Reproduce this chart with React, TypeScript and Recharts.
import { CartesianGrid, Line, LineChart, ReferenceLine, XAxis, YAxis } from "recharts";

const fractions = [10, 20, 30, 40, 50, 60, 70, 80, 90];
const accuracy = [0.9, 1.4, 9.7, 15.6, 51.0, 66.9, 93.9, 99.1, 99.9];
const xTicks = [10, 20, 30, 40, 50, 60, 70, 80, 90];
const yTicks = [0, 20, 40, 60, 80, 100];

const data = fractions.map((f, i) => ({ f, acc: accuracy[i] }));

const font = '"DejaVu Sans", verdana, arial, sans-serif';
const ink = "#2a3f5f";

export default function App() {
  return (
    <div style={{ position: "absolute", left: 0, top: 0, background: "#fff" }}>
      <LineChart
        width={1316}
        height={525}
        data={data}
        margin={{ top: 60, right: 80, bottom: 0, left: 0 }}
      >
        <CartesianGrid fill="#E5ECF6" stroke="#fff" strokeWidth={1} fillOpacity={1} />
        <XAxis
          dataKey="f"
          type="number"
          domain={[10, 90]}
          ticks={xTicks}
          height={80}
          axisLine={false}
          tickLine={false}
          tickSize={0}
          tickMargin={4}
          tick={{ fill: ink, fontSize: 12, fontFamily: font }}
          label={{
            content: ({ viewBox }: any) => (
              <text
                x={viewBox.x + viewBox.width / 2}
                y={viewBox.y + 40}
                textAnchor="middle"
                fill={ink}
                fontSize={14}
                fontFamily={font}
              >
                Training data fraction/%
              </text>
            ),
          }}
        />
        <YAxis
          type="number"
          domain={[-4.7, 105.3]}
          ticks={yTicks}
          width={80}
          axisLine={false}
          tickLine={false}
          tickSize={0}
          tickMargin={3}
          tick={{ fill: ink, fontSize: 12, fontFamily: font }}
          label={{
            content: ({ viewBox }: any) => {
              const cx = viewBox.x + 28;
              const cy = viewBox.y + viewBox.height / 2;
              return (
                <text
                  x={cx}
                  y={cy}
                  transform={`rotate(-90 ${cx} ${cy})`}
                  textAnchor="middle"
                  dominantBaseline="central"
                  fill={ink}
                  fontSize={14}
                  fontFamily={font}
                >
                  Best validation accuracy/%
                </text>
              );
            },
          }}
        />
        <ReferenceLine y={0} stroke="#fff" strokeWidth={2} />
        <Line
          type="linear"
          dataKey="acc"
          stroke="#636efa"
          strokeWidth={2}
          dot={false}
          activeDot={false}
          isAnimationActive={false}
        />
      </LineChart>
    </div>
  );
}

= = =

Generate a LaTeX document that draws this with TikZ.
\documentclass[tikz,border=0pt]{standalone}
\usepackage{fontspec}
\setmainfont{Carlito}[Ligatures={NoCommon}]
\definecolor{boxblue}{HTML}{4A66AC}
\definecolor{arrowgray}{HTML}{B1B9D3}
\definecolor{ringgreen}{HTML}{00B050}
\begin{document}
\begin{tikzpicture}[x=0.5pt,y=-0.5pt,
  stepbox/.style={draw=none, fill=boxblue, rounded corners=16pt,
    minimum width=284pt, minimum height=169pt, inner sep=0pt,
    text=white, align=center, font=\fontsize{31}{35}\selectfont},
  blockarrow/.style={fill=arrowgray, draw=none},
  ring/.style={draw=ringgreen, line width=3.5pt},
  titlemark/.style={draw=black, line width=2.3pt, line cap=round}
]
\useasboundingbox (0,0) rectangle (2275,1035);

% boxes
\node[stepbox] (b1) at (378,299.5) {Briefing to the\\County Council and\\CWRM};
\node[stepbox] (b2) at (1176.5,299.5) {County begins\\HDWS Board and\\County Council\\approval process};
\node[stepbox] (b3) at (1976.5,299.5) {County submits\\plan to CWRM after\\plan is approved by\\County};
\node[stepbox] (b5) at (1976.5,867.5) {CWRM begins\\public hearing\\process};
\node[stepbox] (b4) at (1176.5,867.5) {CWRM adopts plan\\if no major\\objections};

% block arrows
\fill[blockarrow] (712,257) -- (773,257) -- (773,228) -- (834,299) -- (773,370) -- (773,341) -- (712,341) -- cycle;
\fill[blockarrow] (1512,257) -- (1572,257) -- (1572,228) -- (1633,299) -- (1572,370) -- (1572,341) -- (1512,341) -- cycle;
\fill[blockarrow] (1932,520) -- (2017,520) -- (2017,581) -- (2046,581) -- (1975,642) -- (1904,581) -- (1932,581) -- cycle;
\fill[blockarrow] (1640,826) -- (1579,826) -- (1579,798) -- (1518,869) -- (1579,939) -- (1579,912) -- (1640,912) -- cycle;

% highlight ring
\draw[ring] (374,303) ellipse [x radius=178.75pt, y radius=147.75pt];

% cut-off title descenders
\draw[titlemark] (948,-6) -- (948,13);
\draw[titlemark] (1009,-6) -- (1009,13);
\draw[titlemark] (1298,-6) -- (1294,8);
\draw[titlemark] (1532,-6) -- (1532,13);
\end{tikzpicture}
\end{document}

= = =

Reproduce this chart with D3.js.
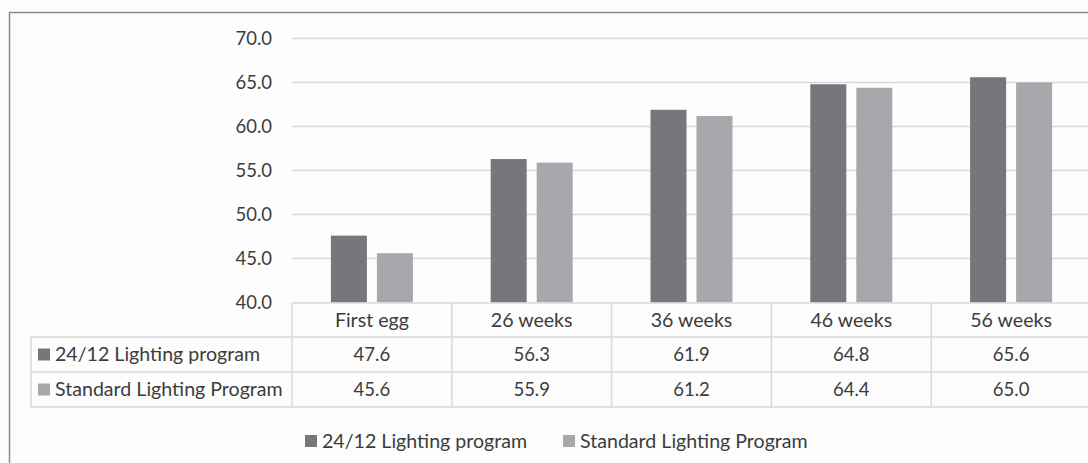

= = =

■ Task directions:
Find all lines holding the string "Reproduce" and copy them.

■ Full answer:
Reproduce this chart with React, TypeScript and Recharts.
Reproduce this chart with D3.js.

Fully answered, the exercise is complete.